Scientific classification
- Kingdom: Animalia
- Phylum: Chordata
- Class: Mammalia
- Order: Chiroptera
- Family: Vespertilionidae
- Genus: Nyctophilus
- Species: N. holtorum
- Binomial name: Nyctophilus holtorum Parnaby, King, and Eldridge, 2021

= Holts' long-eared bat =

- Authority: Parnaby, King, and Eldridge, 2021
- Conservation status: LC

Species of bat

The Holts' long-eared bat (Nyctophilus holtorum) is a species of bat in the family Vespertilionidae. It is endemic to Australia, where it is only found in the southwestern corner of Western Australia.

It was formerly confused with Gould's long-eared bat (N. gouldi), but a 2021 study described it as a distinct species. It closely resembles N. gouldi, but differs genetically, and the anterior of its braincase is more laterally inflated, along with a shorter overall skull. It is sympatric with the western long-eared bat (N. major) and lesser long-eared bat (N. geoffroyi).

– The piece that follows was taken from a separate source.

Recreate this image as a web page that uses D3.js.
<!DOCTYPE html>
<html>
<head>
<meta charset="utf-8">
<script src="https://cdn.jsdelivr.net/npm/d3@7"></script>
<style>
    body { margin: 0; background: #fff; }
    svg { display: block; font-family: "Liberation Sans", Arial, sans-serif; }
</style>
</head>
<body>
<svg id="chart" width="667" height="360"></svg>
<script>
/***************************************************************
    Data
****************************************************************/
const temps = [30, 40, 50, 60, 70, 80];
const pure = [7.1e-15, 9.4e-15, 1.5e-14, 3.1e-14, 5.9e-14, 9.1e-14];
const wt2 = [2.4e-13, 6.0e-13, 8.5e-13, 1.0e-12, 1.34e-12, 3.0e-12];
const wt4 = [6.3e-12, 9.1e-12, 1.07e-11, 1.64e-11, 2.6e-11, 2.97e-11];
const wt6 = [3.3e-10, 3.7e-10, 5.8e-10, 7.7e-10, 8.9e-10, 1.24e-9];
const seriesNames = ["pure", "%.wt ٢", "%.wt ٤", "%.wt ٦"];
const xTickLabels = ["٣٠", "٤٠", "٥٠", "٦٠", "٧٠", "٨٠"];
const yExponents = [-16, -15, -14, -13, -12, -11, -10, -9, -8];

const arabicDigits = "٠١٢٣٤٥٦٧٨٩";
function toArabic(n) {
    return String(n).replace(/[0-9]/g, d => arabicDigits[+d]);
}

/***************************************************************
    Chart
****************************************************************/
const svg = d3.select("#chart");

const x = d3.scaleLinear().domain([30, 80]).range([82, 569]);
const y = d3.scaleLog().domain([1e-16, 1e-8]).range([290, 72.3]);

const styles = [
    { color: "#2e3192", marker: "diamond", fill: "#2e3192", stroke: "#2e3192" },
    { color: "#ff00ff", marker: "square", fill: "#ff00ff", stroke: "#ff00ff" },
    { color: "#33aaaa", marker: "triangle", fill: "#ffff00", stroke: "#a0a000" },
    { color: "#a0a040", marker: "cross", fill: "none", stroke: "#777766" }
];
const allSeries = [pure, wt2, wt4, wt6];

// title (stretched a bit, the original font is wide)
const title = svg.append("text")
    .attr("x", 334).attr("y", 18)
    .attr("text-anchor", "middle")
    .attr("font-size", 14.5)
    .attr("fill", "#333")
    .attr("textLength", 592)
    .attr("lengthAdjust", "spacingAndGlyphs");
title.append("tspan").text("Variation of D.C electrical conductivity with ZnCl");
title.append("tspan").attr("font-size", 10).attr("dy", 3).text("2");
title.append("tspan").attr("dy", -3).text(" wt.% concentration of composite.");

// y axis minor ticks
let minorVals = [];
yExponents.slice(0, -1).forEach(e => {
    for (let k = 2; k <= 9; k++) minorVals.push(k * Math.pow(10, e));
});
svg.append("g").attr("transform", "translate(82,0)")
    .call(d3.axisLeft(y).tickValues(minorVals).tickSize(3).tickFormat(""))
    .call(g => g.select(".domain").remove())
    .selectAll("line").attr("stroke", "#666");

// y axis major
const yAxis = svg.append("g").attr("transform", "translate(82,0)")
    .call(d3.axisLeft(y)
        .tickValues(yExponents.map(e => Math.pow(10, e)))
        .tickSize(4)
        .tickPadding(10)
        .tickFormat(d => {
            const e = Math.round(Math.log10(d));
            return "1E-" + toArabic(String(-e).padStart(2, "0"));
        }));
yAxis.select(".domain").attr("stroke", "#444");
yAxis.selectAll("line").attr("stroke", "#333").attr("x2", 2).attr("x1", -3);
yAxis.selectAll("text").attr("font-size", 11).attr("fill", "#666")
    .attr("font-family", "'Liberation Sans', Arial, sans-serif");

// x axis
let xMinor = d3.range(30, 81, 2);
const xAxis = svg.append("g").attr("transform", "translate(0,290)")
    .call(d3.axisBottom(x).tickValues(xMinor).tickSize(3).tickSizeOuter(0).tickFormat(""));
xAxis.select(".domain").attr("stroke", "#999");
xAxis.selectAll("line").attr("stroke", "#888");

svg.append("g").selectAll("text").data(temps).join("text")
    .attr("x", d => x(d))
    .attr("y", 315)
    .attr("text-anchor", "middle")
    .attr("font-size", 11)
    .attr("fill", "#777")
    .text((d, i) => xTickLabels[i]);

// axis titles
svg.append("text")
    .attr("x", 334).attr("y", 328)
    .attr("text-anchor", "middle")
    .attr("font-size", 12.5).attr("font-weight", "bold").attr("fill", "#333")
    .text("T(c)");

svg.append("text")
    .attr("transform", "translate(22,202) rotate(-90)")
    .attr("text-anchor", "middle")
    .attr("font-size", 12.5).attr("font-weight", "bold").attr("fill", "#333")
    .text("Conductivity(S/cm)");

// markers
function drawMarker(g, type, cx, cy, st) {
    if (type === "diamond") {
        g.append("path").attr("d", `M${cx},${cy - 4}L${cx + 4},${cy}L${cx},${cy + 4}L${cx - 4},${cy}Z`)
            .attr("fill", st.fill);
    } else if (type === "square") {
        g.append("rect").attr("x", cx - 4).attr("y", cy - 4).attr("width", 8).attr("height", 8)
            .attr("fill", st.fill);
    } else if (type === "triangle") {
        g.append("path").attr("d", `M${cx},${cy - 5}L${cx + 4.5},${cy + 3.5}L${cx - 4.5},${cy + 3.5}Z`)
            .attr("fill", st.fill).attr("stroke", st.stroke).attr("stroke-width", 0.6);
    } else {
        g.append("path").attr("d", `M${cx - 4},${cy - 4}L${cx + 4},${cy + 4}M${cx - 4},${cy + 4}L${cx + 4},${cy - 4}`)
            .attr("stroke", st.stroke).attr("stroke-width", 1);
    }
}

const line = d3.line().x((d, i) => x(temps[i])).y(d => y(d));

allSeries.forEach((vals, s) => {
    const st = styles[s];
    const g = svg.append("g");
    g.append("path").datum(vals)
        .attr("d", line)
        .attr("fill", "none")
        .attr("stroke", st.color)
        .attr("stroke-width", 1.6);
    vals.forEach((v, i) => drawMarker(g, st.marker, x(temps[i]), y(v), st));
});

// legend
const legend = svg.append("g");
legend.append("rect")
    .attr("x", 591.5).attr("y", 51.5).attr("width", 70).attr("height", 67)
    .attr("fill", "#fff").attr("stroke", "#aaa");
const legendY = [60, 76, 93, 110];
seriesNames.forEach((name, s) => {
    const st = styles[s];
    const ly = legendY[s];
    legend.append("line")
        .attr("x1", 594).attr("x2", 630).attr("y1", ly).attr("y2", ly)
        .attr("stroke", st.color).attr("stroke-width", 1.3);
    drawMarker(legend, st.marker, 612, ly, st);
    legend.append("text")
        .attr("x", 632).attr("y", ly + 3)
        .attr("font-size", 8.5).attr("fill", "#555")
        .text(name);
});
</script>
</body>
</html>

It has a highly restricted range, perhaps the most restricted of any Australian Vespertilionidae. It is primarily found in taller marri (Corymbia calophylla) and jarrah (Eucalyptus marginata) forests with a dense shrubby understory. Habitats such as these have become threatened by heavy habitat destruction, increased frequency and intensity of bushfires, and an increasing drying trend in the area from climate change. One specimen was collected in the Australian Wheatbelt, an area that has since been cleared of almost all native vegetation, indicating that the species has likely already faced a heavy range contraction due to habitat conversion. Of the 26 locality records, only 6 are from after 1999, with these being concentrated in the Jarrah Forest and Warren bioregions. It is however unknown if this reflects a distributional decline or a decline in retention of voucher specimens. It has been proposed that the species at minimum qualifies for Vulnerable under the IUCN Red List requirements.

It was named after John Holt and Mary Holt for their support of Australian biodiversity conservation.